## Work required
From the line containing "Rebuild this chart" to the very last line, repeat everything exactly and add nothing else. Skip the pictures.

— Start Input material —

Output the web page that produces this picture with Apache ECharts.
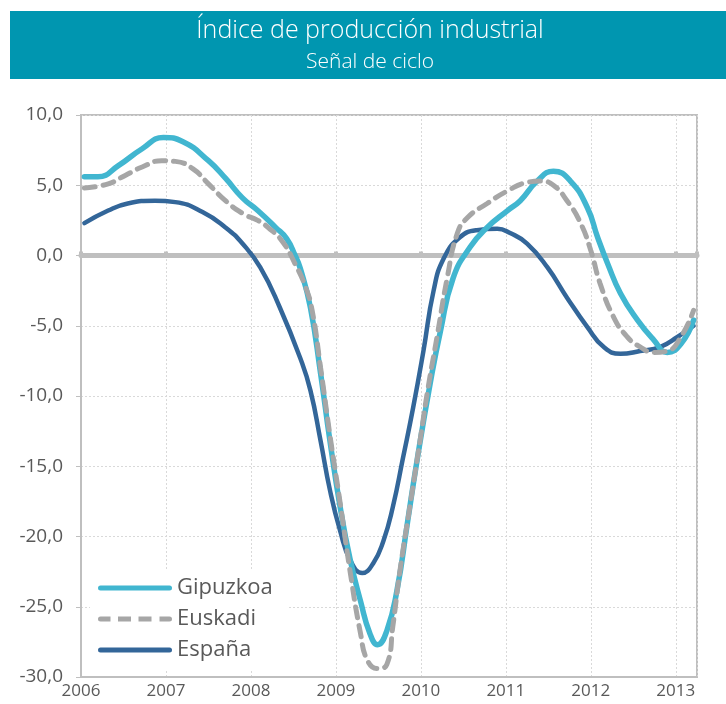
<!DOCTYPE html>
<html>
<head>
<meta charset="utf-8">
<script src="https://cdn.jsdelivr.net/npm/echarts@6/dist/echarts.min.js"></script>
<style>
  html, body { margin: 0; padding: 0; background: #fff; }
  #chart { width: 726px; height: 704px; }
</style>
</head>
<body>
<div id="chart"></div>
<script>
// [year, value] pairs
const gipuzkoa = [
  [2006.04, 5.6], [2006.2, 5.6], [2006.44, 6.4], [2006.72, 7.6], [2006.97, 8.4],
  [2007.2, 8.1], [2007.5, 6.75], [2007.7, 5.5], [2007.9, 4.1], [2008.08, 3.2],
  [2008.29, 2.0], [2008.42, 1.2], [2008.52, 0.0], [2008.58, -0.9], [2008.7, -3.7],
  [2008.82, -8.4], [2008.93, -13.2], [2009.05, -17.9], [2009.17, -21.7],
  [2009.29, -24.6], [2009.4, -26.9], [2009.49, -27.7], [2009.6, -26.7],
  [2009.72, -23.8], [2009.84, -19.1], [2009.96, -14.4], [2010.11, -9.1],
  [2010.23, -5.4], [2010.38, -1.6], [2010.58, 0.6], [2010.78, 2.0],
  [2011.02, 3.2], [2011.17, 3.9], [2011.37, 5.3], [2011.56, 6.0], [2011.76, 5.3],
  [2011.96, 3.4], [2012.08, 1.3], [2012.2, -0.6], [2012.35, -2.7], [2012.55, -4.6],
  [2012.74, -6.0], [2012.9, -6.9], [2013.06, -6.3], [2013.21, -4.6]
];
const euskadi = [
  [2006.04, 4.8], [2006.32, 5.1], [2006.52, 5.7], [2006.72, 6.3], [2006.95, 6.75],
  [2007.11, 6.7], [2007.31, 6.2], [2007.5, 5.1], [2007.7, 3.9], [2007.9, 3.0],
  [2008.08, 2.5], [2008.2, 2.0], [2008.37, 1.0], [2008.52, -0.6], [2008.64, -2.2],
  [2008.72, -3.9], [2008.82, -8.0], [2008.93, -12.8], [2009.05, -17.6],
  [2009.17, -22.6], [2009.29, -26.9], [2009.37, -28.8], [2009.49, -29.4],
  [2009.6, -29.1], [2009.67, -26.4], [2009.75, -22.6], [2009.87, -17.9],
  [2009.99, -13.2], [2010.08, -9.6], [2010.19, -5.8], [2010.31, -1.6],
  [2010.43, 1.6], [2010.55, 2.7], [2010.78, 3.7], [2011.02, 4.6], [2011.25, 5.2],
  [2011.41, 5.3], [2011.56, 5.0], [2011.72, 3.9], [2011.88, 2.3], [2012.0, 0.35],
  [2012.11, -2.0], [2012.27, -4.4], [2012.43, -5.8], [2012.58, -6.5],
  [2012.74, -6.9], [2012.9, -6.8], [2013.06, -5.8], [2013.21, -3.9]
];
const espana = [
  [2006.04, 2.3], [2006.32, 3.2], [2006.55, 3.7], [2006.87, 3.9], [2007.11, 3.8],
  [2007.43, 3.1], [2007.7, 2.0], [2007.9, 0.85], [2008.11, -0.85], [2008.34, -3.7],
  [2008.58, -7.3], [2008.7, -9.6], [2008.82, -13.2], [2008.93, -16.7],
  [2009.05, -19.6], [2009.17, -21.7], [2009.31, -22.6], [2009.44, -21.9],
  [2009.56, -20.3], [2009.67, -17.9], [2009.79, -14.4], [2009.91, -10.8],
  [2010.03, -6.8], [2010.15, -2.5], [2010.27, -0.2], [2010.46, 1.3],
  [2010.66, 1.8], [2010.9, 1.9], [2011.05, 1.6], [2011.25, 0.85], [2011.49, -0.85],
  [2011.72, -3.0], [2011.96, -5.1], [2012.15, -6.5], [2012.35, -7.0],
  [2012.58, -6.8], [2012.82, -6.5], [2013.02, -5.8], [2013.21, -5.0]
];
const years = [2006, 2007, 2008, 2009, 2010, 2011, 2012, 2013];
const seriesNames = ['Gipuzkoa', 'Euskadi', 'España'];

const font = '"Open Sans", "Noto Sans", sans-serif';
const gridCol = '#D9D9D9';
const axisCol = '#BFBFBF';
const colGip = '#41B6D0';
const colEus = '#A6A6A6';
const colEsp = '#336699';

// legend icons: 74 x 5 strokes (solid / dashed)
const solidIcon = 'path://M2.5,0H71.5A2.5,2.5,0,0,1,71.5,5H2.5A2.5,2.5,0,0,1,2.5,0Z';
const dashIcon = 'path://M2.5,0H12.5V5H2.5A2.5,2.5,0,0,1,2.5,0Z'
  + 'M20,0H33V5H20ZM40.5,0H53.5V5H40.5Z'
  + 'M61.5,0H71.5A2.5,2.5,0,0,1,71.5,5H61.5Z';

let myChart = echarts.init(document.getElementById('chart'));
let option = {
  animation: false,
  graphic: [
    { type: 'rect', shape: { x: 10, y: 11, width: 716, height: 68 }, style: { fill: '#0096B0' } },
    { type: 'text', x: 370, y: 31, style: { text: 'Índice de producción industrial', fill: '#fff', fontSize: 25, fontWeight: 300, fontFamily: font, align: 'center', verticalAlign: 'middle' } },
    { type: 'text', x: 370, y: 62, style: { text: 'Señal de ciclo', fill: '#fff', fontSize: 21, fontWeight: 300, fontFamily: font, align: 'center', verticalAlign: 'middle' } }
  ],
  grid: { left: 81, right: 29, top: 115, bottom: 27, show: true, borderColor: axisCol, borderWidth: 2 },
  xAxis: [
    {
      type: 'value', min: 2006, max: 2013.25, interval: 1,
      axisLine: { onZero: false, lineStyle: { color: axisCol, width: 2 } },
      axisTick: { show: false },
      splitLine: { show: true, lineStyle: { color: gridCol, type: [2, 2], width: 1 } },
      axisLabel: {
        color: '#595959', fontSize: 17, fontFamily: font, margin: 6,
        showMaxLabel: false,
        formatter: v => years.includes(v) ? String(v) : ''
      }
    },
    {
      type: 'value', min: 2006, max: 2013.25, interval: 1,
      axisLine: { onZero: true, lineStyle: { color: axisCol, width: 5 } },
      axisTick: { show: true, length: 4, inside: false, lineStyle: { color: axisCol, width: 4 } },
      axisLabel: { show: false },
      splitLine: { show: false }
    }
  ],
  yAxis: {
    type: 'value', min: -30, max: 10, interval: 5,
    axisLine: { show: true, lineStyle: { color: axisCol, width: 2 } },
    axisTick: { show: true, length: 5, lineStyle: { color: axisCol } },
    splitLine: { show: true, lineStyle: { color: gridCol, type: [2, 2], width: 1 } },
    axisLabel: {
      color: '#595959', fontSize: 19, fontFamily: font, margin: 18,
      formatter: v => v.toFixed(1).replace('.', ',')
    }
  },
  legend: {
    orient: 'vertical', left: 90, top: 569,
    padding: [8, 16, 8, 8],
    backgroundColor: '#fff',
    itemWidth: 74, itemHeight: 5, itemGap: 9,
    data: [
      { name: seriesNames[0], icon: solidIcon, itemStyle: { color: colGip } },
      { name: seriesNames[1], icon: dashIcon, itemStyle: { color: colEus } },
      { name: seriesNames[2], icon: solidIcon, itemStyle: { color: colEsp } }
    ],
    textStyle: { color: '#595959', fontSize: 22, fontFamily: font, lineHeight: 22 }
  },
  series: [
    {
      name: 'Gipuzkoa', type: 'line', data: gipuzkoa, smooth: 0.5,
      symbol: 'none', z: 4,
      lineStyle: { color: colGip, width: 5.5, cap: 'round' },
      itemStyle: { color: colGip }
    },
    {
      name: 'Euskadi', type: 'line', data: euskadi, smooth: 0.5,
      symbol: 'none', z: 5,
      lineStyle: { color: colEus, width: 5, type: [11, 8], cap: 'round' },
      itemStyle: { color: colEus }
    },
    {
      name: 'España', type: 'line', data: espana, smooth: 0.5,
      symbol: 'none', z: 3,
      lineStyle: { color: colEsp, width: 4.5, cap: 'round' },
      itemStyle: { color: colEsp }
    }
  ]
};
option && myChart.setOption(option);
</script>
</body>
</html>
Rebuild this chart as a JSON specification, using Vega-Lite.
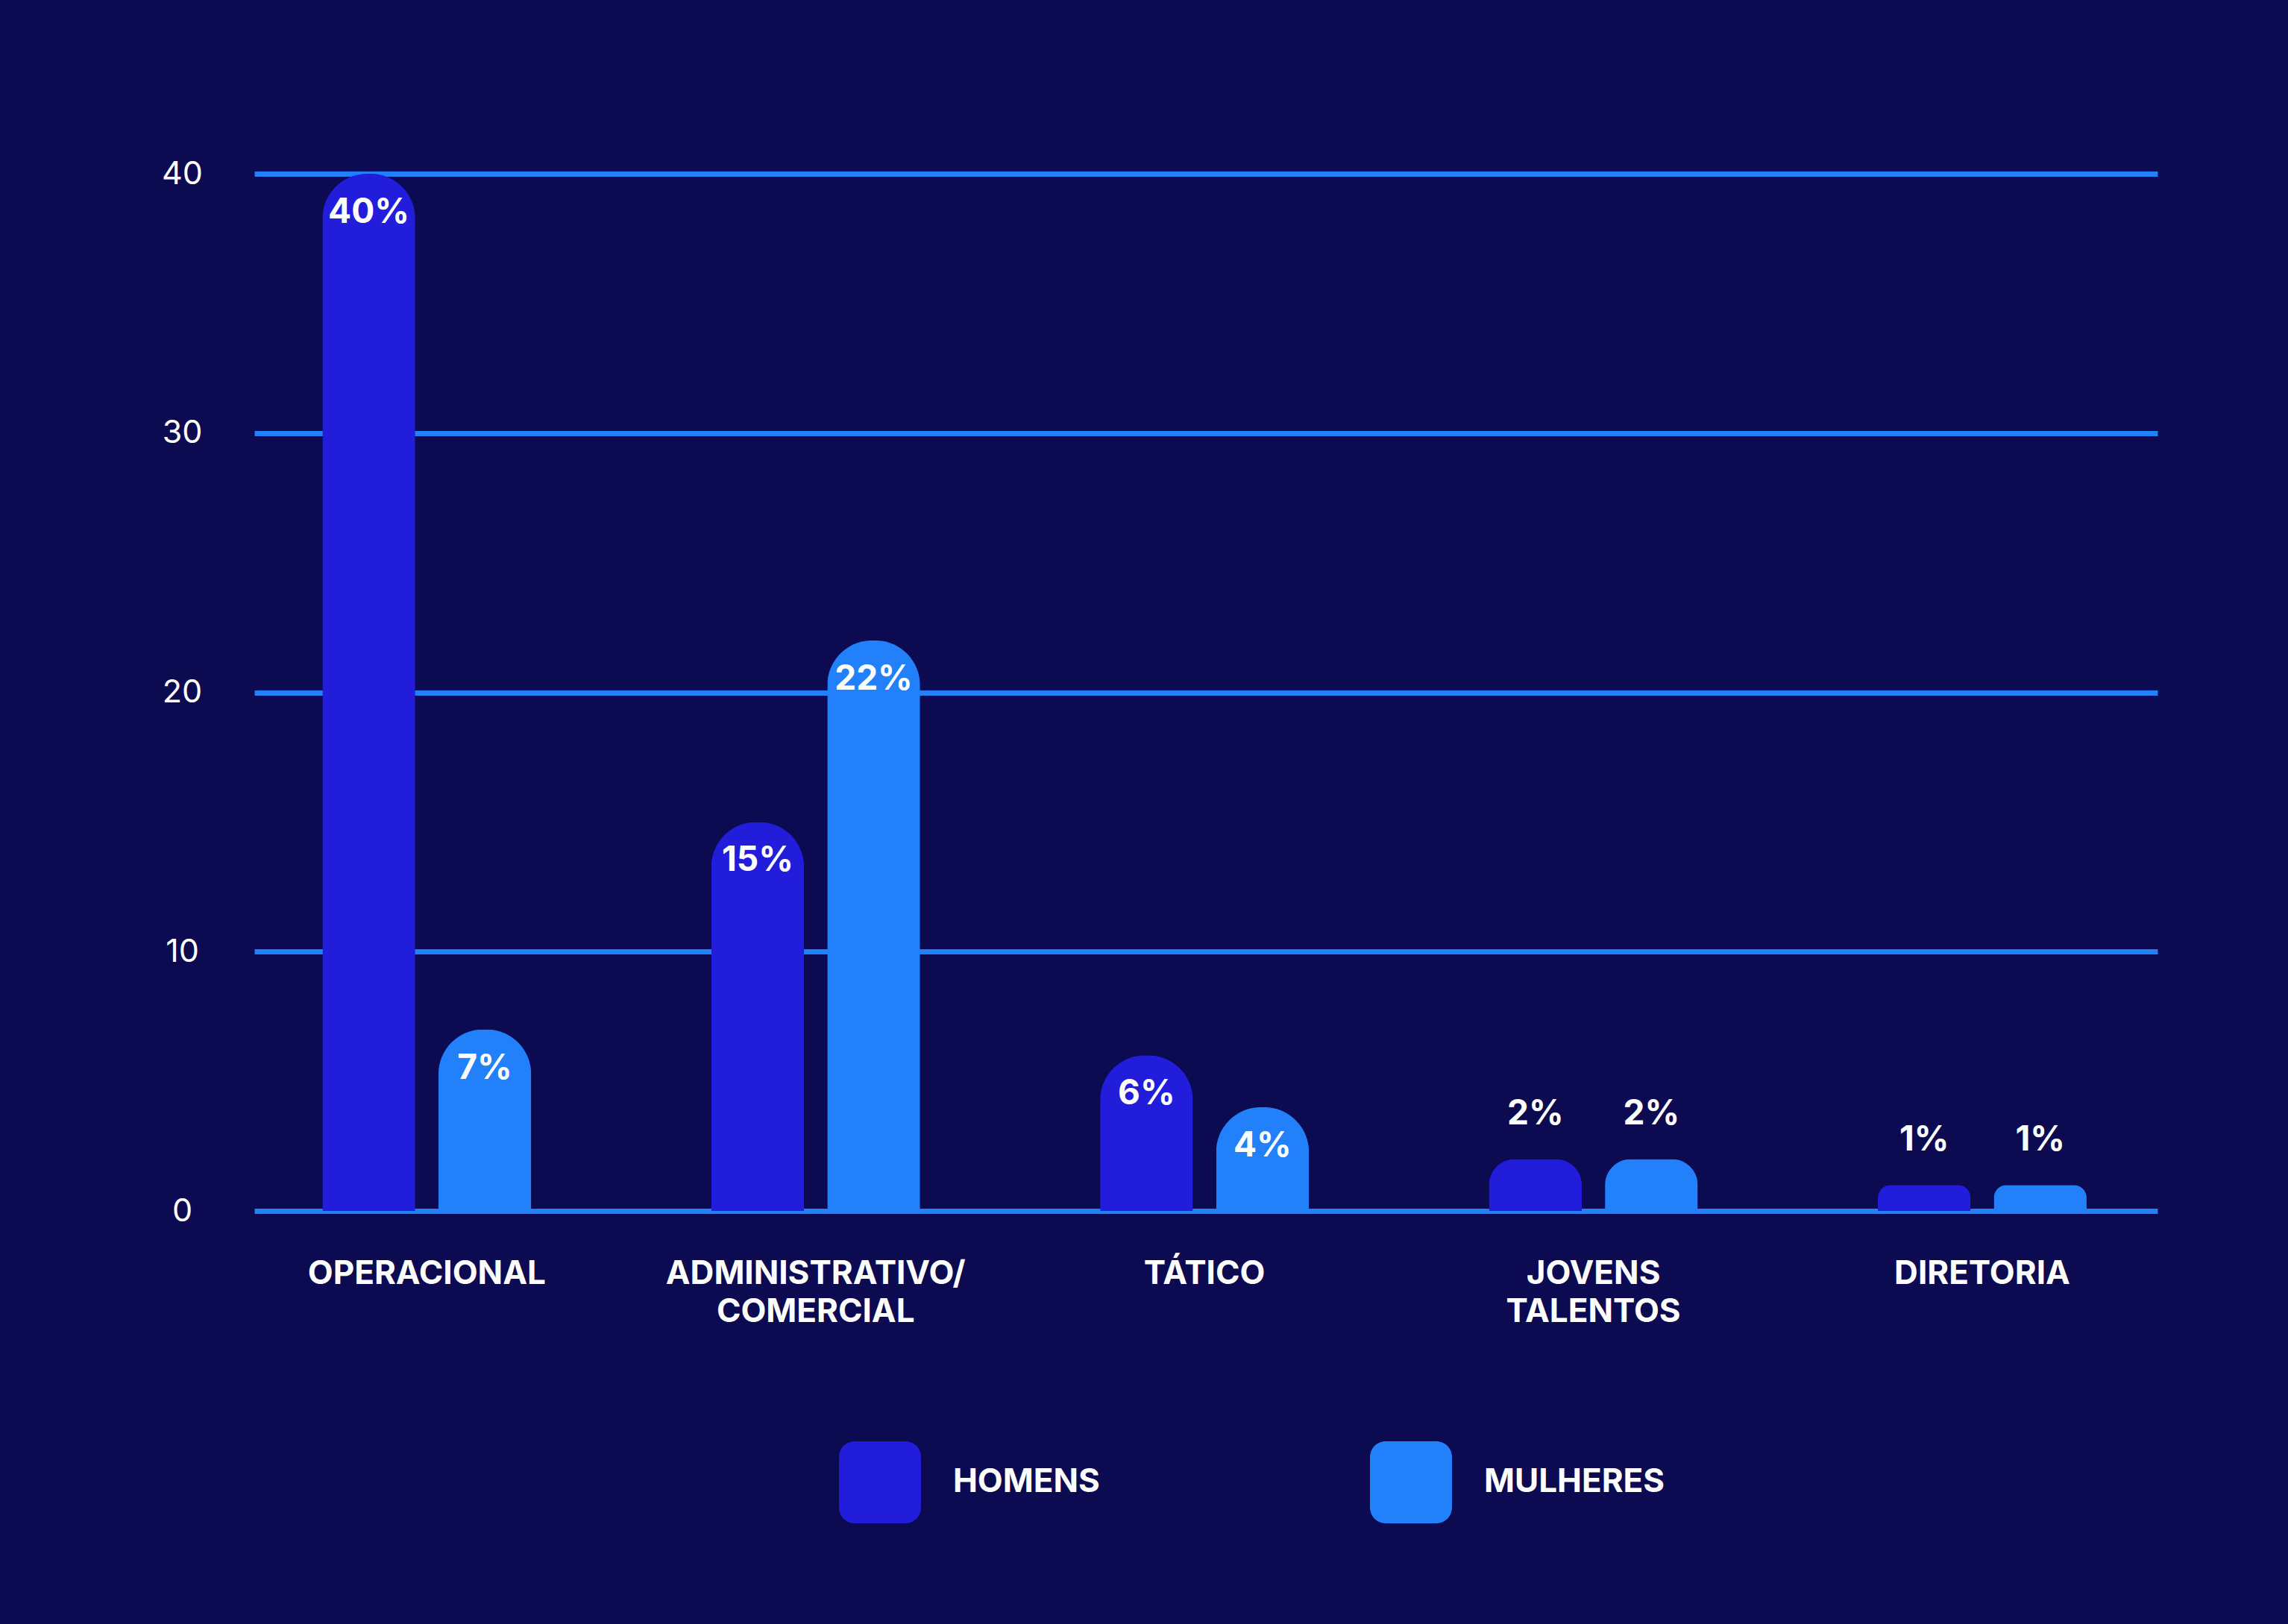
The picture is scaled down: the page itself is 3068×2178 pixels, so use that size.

— End Input material —

## Solution
Rebuild this chart as a JSON specification, using Vega-Lite.
The picture is scaled down: the page itself is 3068×2178 pixels, so use that size.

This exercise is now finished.